Setting to null sounds easy :).

I only have an array of size 300 so not really worried about this.

Which method do you usually use?

buffer[0][0] = '\0';
memset(buffer,0,strlen(buffer[0]));
memset(buffer,0,sizeof(buffer[0]));
commented: Item 1. But Code Police may issue a ticket. +14

What method would code police like? I can't think of any other way to do this but one of these methods.

The wall warning of gcc doesn't like the third method some reason.

 warning: argument to ‘sizeof’ in ‘memset’ call is the same expression as the destination; did you mean to provide an explicit length? [-Wsizeof-pointer-memaccess]

Why isn't the memset a simple length of 1? C style strings end with zero so why fill the entire space?

Seems like this sort of programming is the reason code today is often slower than what we wrote decades ago.

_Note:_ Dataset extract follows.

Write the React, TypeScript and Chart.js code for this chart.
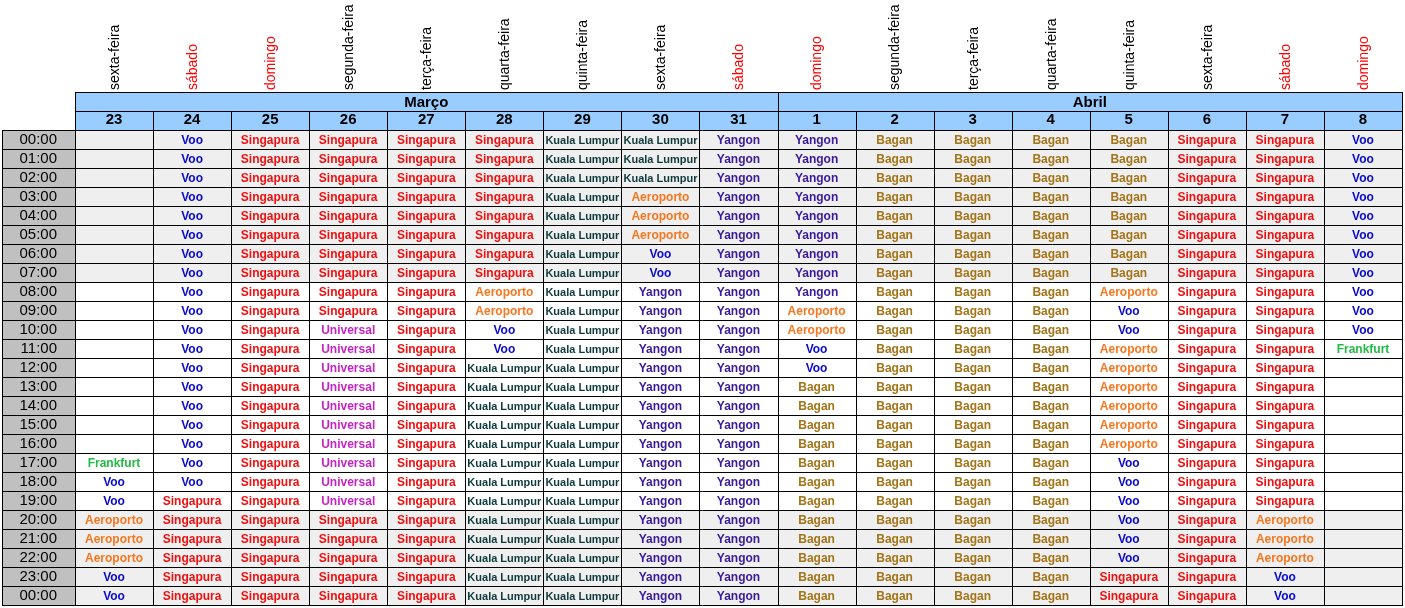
import React, { useEffect, useRef } from 'react';
import { Chart, registerables } from 'chart.js';

Chart.register(...registerables);

const FONT = '"Liberation Sans", Arial, sans-serif';

// Place names used in the schedule
const S = 'Singapura';
const V = 'Voo';
const K = 'Kuala Lumpur';
const Y = 'Yangon';
const B = 'Bagan';
const A = 'Aeroporto';
const U = 'Universal';
const F = 'Frankfurt';
const E = '';

const days = ['23', '24', '25', '26', '27', '28', '29', '30', '31', '1', '2', '3', '4', '5', '6', '7', '8'];
const weekdays = [
  'sexta-feira', 'sábado', 'domingo', 'segunda-feira', 'terça-feira', 'quarta-feira', 'quinta-feira',
  'sexta-feira', 'sábado', 'domingo', 'segunda-feira', 'terça-feira', 'quarta-feira', 'quinta-feira',
  'sexta-feira', 'sábado', 'domingo',
];
const monthNames = ['Março', 'Abril'];
const monthDayCounts = [9, 8];
const hours = [
  '00:00', '01:00', '02:00', '03:00', '04:00', '05:00', '06:00', '07:00', '08:00', '09:00',
  '10:00', '11:00', '12:00', '13:00', '14:00', '15:00', '16:00', '17:00', '18:00', '19:00',
  '20:00', '21:00', '22:00', '23:00', '00:00',
];
const nightRows = [
  true, true, true, true, true, true, true, true, false, false,
  false, false, false, false, false, false, false, false, false, false,
  true, true, true, true, true,
];

const mar23 = [E, E, E, E, E, E, E, E, E, E, E, E, E, E, E, E, E, F, V, V, A, A, A, V, V];
const mar24 = [V, V, V, V, V, V, V, V, V, V, V, V, V, V, V, V, V, V, V, S, S, S, S, S, S];
const mar25 = [S, S, S, S, S, S, S, S, S, S, S, S, S, S, S, S, S, S, S, S, S, S, S, S, S];
const mar26 = [S, S, S, S, S, S, S, S, S, S, U, U, U, U, U, U, U, U, U, U, S, S, S, S, S];
const mar27 = [S, S, S, S, S, S, S, S, S, S, S, S, S, S, S, S, S, S, S, S, S, S, S, S, S];
const mar28 = [S, S, S, S, S, S, S, S, A, A, V, V, K, K, K, K, K, K, K, K, K, K, K, K, K];
const mar29 = [K, K, K, K, K, K, K, K, K, K, K, K, K, K, K, K, K, K, K, K, K, K, K, K, K];
const mar30 = [K, K, K, A, A, A, V, V, Y, Y, Y, Y, Y, Y, Y, Y, Y, Y, Y, Y, Y, Y, Y, Y, Y];
const mar31 = [Y, Y, Y, Y, Y, Y, Y, Y, Y, Y, Y, Y, Y, Y, Y, Y, Y, Y, Y, Y, Y, Y, Y, Y, Y];
const apr1 = [Y, Y, Y, Y, Y, Y, Y, Y, Y, A, A, V, V, B, B, B, B, B, B, B, B, B, B, B, B];
const apr2 = [B, B, B, B, B, B, B, B, B, B, B, B, B, B, B, B, B, B, B, B, B, B, B, B, B];
const apr3 = [B, B, B, B, B, B, B, B, B, B, B, B, B, B, B, B, B, B, B, B, B, B, B, B, B];
const apr4 = [B, B, B, B, B, B, B, B, B, B, B, B, B, B, B, B, B, B, B, B, B, B, B, B, B];
const apr5 = [B, B, B, B, B, B, B, B, A, V, V, A, A, A, A, A, A, V, V, V, V, V, V, S, S];
const apr6 = [S, S, S, S, S, S, S, S, S, S, S, S, S, S, S, S, S, S, S, S, S, S, S, S, S];
const apr7 = [S, S, S, S, S, S, S, S, S, S, S, S, S, S, S, S, S, S, S, S, A, A, A, V, V];
const apr8 = [V, V, V, V, V, V, V, V, V, V, V, F, E, E, E, E, E, E, E, E, E, E, E, E, E];

const schedule = [mar23, mar24, mar25, mar26, mar27, mar28, mar29, mar30, mar31, apr1, apr2, apr3, apr4, apr5, apr6, apr7, apr8];

const placeColors: Record<string, string> = {
  Singapura: '#f01010',
  Voo: '#0a0acc',
  'Kuala Lumpur': '#0e3a3c',
  Yangon: '#3a1a9a',
  Bagan: '#a47418',
  Aeroporto: '#f7761e',
  Universal: '#c424c4',
  Frankfurt: '#22bb44',
};
const weekendNames = ['sábado', 'domingo'];

const HEADER_BLUE = '#99ccff';
const TIME_GRAY = '#c0c0c0';
const NIGHT_GRAY = '#efefef';

export default function App() {
  const ref = useRef<HTMLCanvasElement>(null);

  useEffect(() => {
    const canvas = ref.current;
    if (!canvas) return;

    const points: { x: number; y: number; place: string }[] = [];
    schedule.forEach((col, ci) => {
      col.forEach((place, ri) => {
        if (place) points.push({ x: ci, y: ri, place });
      });
    });

    const sheetPlugin = {
      id: 'sheet',
      beforeDraw(chart: any) {
        const { ctx, chartArea: ca } = chart;
        const x = chart.scales.x;
        const y = chart.scales.y;
        const rowH = y.getPixelForValue(1) - y.getPixelForValue(0);
        ctx.save();
        ctx.fillStyle = '#ffffff';
        ctx.fillRect(0, 0, chart.width, chart.height);
        ctx.fillStyle = HEADER_BLUE;
        ctx.fillRect(ca.left, x.top - rowH, ca.right - ca.left, x.bottom - x.top + rowH);
        ctx.fillStyle = TIME_GRAY;
        ctx.fillRect(y.left, ca.top, y.right - y.left, ca.bottom - ca.top);
        ctx.fillStyle = NIGHT_GRAY;
        hours.forEach((_, ri) => {
          if (!nightRows[ri]) return;
          const t = y.getPixelForValue(ri - 0.5);
          const b = y.getPixelForValue(ri + 0.5);
          ctx.fillRect(ca.left, t, ca.right - ca.left, b - t);
        });
        ctx.restore();
      },
      afterDraw(chart: any) {
        const { ctx, chartArea: ca } = chart;
        const x = chart.scales.x;
        const y = chart.scales.y;
        const colW = x.getPixelForValue(1) - x.getPixelForValue(0);
        const rowH = y.getPixelForValue(1) - y.getPixelForValue(0);
        const headTop = x.top - rowH;
        const snap = (v: number) => Math.round(v) + 0.5;

        ctx.save();
        // grid lines
        ctx.strokeStyle = '#000000';
        ctx.lineWidth = 1;
        ctx.beginPath();
        [headTop, x.top].forEach((yy) => {
          ctx.moveTo(ca.left, snap(yy));
          ctx.lineTo(ca.right + 1, snap(yy));
        });
        for (let r = 0; r <= hours.length; r++) {
          const yy = snap(y.getPixelForValue(r - 0.5));
          ctx.moveTo(y.left, yy);
          ctx.lineTo(ca.right + 1, yy);
        }
        for (let c = 0; c <= days.length; c++) {
          const xx = snap(x.getPixelForValue(c - 0.5));
          ctx.moveTo(xx, x.top);
          ctx.lineTo(xx, ca.bottom + 1);
        }
        let start = 0;
        const monthEdges = [0];
        monthDayCounts.forEach((n) => {
          start += n;
          monthEdges.push(start);
        });
        monthEdges.forEach((c) => {
          const xx = snap(x.getPixelForValue(c - 0.5));
          ctx.moveTo(xx, headTop);
          ctx.lineTo(xx, x.top);
        });
        ctx.moveTo(snap(y.left), ca.top);
        ctx.lineTo(snap(y.left), ca.bottom + 1);
        ctx.stroke();

        // month names
        ctx.fillStyle = '#000000';
        ctx.font = `bold 15px ${FONT}`;
        ctx.textAlign = 'center';
        ctx.textBaseline = 'middle';
        monthNames.forEach((m, mi) => {
          const l = x.getPixelForValue(monthEdges[mi] - 0.5);
          const r = x.getPixelForValue(monthEdges[mi + 1] - 0.5);
          ctx.fillText(m, (l + r) / 2, headTop + rowH / 2 + 1);
        });

        // weekday names (rotated)
        ctx.font = `14px ${FONT}`;
        weekdays.forEach((w, ci) => {
          const cx = x.getPixelForValue(ci);
          ctx.save();
          ctx.translate(cx + 1, headTop - 2);
          ctx.rotate(-Math.PI / 2);
          ctx.textAlign = 'left';
          ctx.textBaseline = 'middle';
          ctx.fillStyle = weekendNames.includes(w) ? '#ff0000' : '#000000';
          ctx.fillText(w, 0, 0);
          ctx.restore();
        });

        // cell texts
        const meta = chart.getDatasetMeta(0);
        const data = chart.data.datasets[0].data;
        ctx.textAlign = 'center';
        ctx.textBaseline = 'middle';
        meta.data.forEach((el: any, i: number) => {
          const p = data[i];
          let size = 12;
          ctx.font = `bold ${size}px ${FONT}`;
          const w = ctx.measureText(p.place).width;
          if (w > colW - 4) {
            size = (size * (colW - 4)) / w;
            ctx.font = `bold ${size}px ${FONT}`;
          }
          ctx.fillStyle = placeColors[p.place] || '#000';
          ctx.fillText(p.place, el.x, el.y + 1);
        });
        ctx.restore();
      },
    };

    const chart = new Chart(canvas, {
      type: 'scatter',
      data: {
        datasets: [
          {
            data: points as any,
            pointRadius: 0,
            pointHoverRadius: 0,
            showLine: false,
          },
        ],
      },
      options: {
        responsive: false,
        animation: false,
        events: [],
        layout: { padding: { left: 2, top: 111, right: 3, bottom: 3 } },
        plugins: { legend: { display: false }, tooltip: { enabled: false } },
        scales: {
          x: {
            type: 'linear',
            position: 'top',
            min: -0.5,
            max: days.length - 0.5,
            grid: { display: false, drawTicks: false },
            border: { display: false },
            afterBuildTicks: (s: any) => {
              s.ticks = days.map((_, i) => ({ value: i }));
            },
            afterFit: (s: any) => {
              s.height = 19;
              s.paddingLeft = 0;
              s.paddingRight = 0;
            },
            ticks: {
              autoSkip: false,
              maxRotation: 0,
              minRotation: 0,
              padding: 1,
              color: '#000000',
              font: { family: FONT, size: 15, weight: 'bold' },
              callback: (v: any) => days[v as number],
            },
          },
          y: {
            type: 'linear',
            position: 'left',
            reverse: true,
            min: -0.5,
            max: hours.length - 0.5,
            grid: { display: false, drawTicks: false },
            border: { display: false },
            afterBuildTicks: (s: any) => {
              s.ticks = hours.map((_, i) => ({ value: i }));
            },
            afterFit: (s: any) => {
              s.width = 73;
              s.paddingTop = 0;
              s.paddingBottom = 0;
            },
            ticks: {
              autoSkip: false,
              padding: 18,
              color: '#000000',
              font: { family: FONT, size: 15 },
              callback: (v: any) => hours[v as number],
            },
          },
        },
      } as any,
      plugins: [sheetPlugin],
    });

    return () => chart.destroy();
  }, []);

  return (
    <div style={{ position: 'fixed', left: 0, top: 0, width: 1405, height: 608, background: '#ffffff' }}>
      <canvas ref={ref} width={1405} height={608} style={{ display: 'block' }} />
    </div>
  );
}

That is, coders today do the damndest things.

Seems like the answer to this question is "It depends", as it is with lots of questions. Linked list versus array? It depends. Move thousands of bytes of memory versus a new array and a big deep copy versus some clever pointer manipulation versus... It depends. On a lot of stuff. More info needed as far as what the scarce resources are, how often deletions happen, etc., etc.

I have to agree with rproffitt on the last point though. I imagine I could come up with a scenario where setting more than one byte to 0 to signify an empty string made sense, but unless there is a very good reason to do so, I don't see the need. The entire point of C strings is that once you hit that NULL terminator, you don't care what may be beyond it.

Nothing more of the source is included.